Creating a fully-rounded, if fictional, portrayal of her grandfather in “Time’s Undoing” was a balancing act for Head that required combining family lore with her own imagination. “I remember thinking, I don’t want him to be a perfect man, because this is not an ode to him. I gave him flaws that may or may not have been true. I had heard that he was a haughty man, so I knew that. Proud guy. Always had a fancy car, liked fancy clothes, so I had that. Loved his family. I had those memories”

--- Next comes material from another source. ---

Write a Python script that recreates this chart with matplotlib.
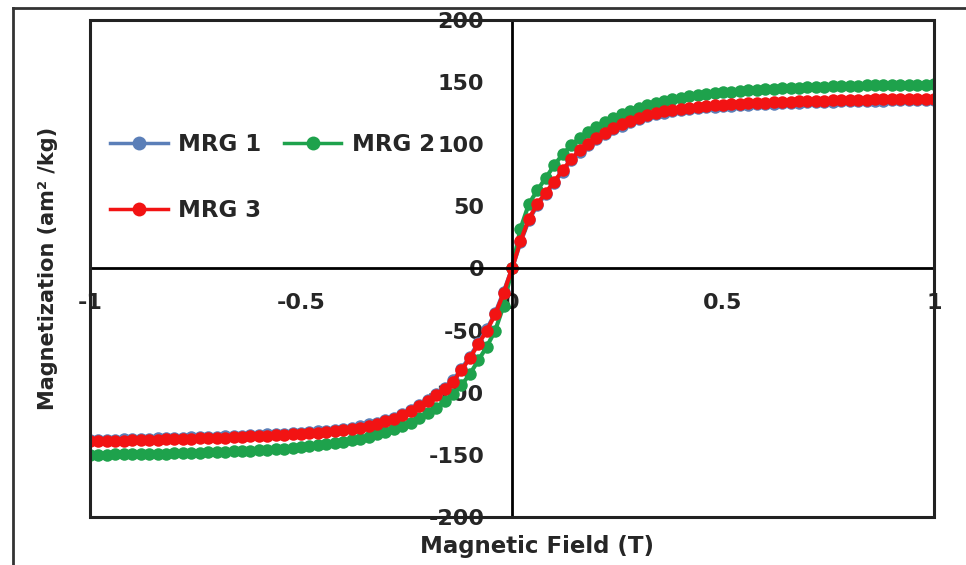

Head took care to find a place for love and joy within both timelines. She expanded Meghan’s narrative, which is largely devoted to her difficult, eventually dangerous assignment, to include a tender romance with a handsome city official, Darius, and two supportive friendships with women, a Black activist, Monique and a white public library archive director, Kristen, who faces her own reckoning in the book.

In a similar vein, Head recounts the happiness that Harrington experiences with his wife and daughter and the kindness they received from friends and neighbors as newcomers to Birmingham. Says Head, ”So many of our stories are immersed in misery and the hardships of our lives, especially back in those days. But I wanted to talk about the resilience of Black families, the resilience of Black communities ... even in the midst of this horrible segregation and prejudice."

In August, Head plans to go on a book tour in the South that will include a stop at the public library in Birmingham. It's been out since February, and her biggest fan, and potentially toughest critic, already has weighed in.

Did her 95-year-old mother – the little girl, Mae, from the 1929 narrative --  read the book?  ”Oh my goodness, yes!,” says Head warmly. She recalls how how excited her mom was about the project and how she she would prod her daughter to keep working. Recalling how they listened to the audiobook version together earlier this year, Head says, “She was enthralled by that.”

Head’s novel is a testament to Black families and is dedicated to two people in her family tree. “To Willie Mae McGarrah, Mama, this story is infused with your memories and perseverance,” she writes. “To Robert Harrington. I never knew you until I did.”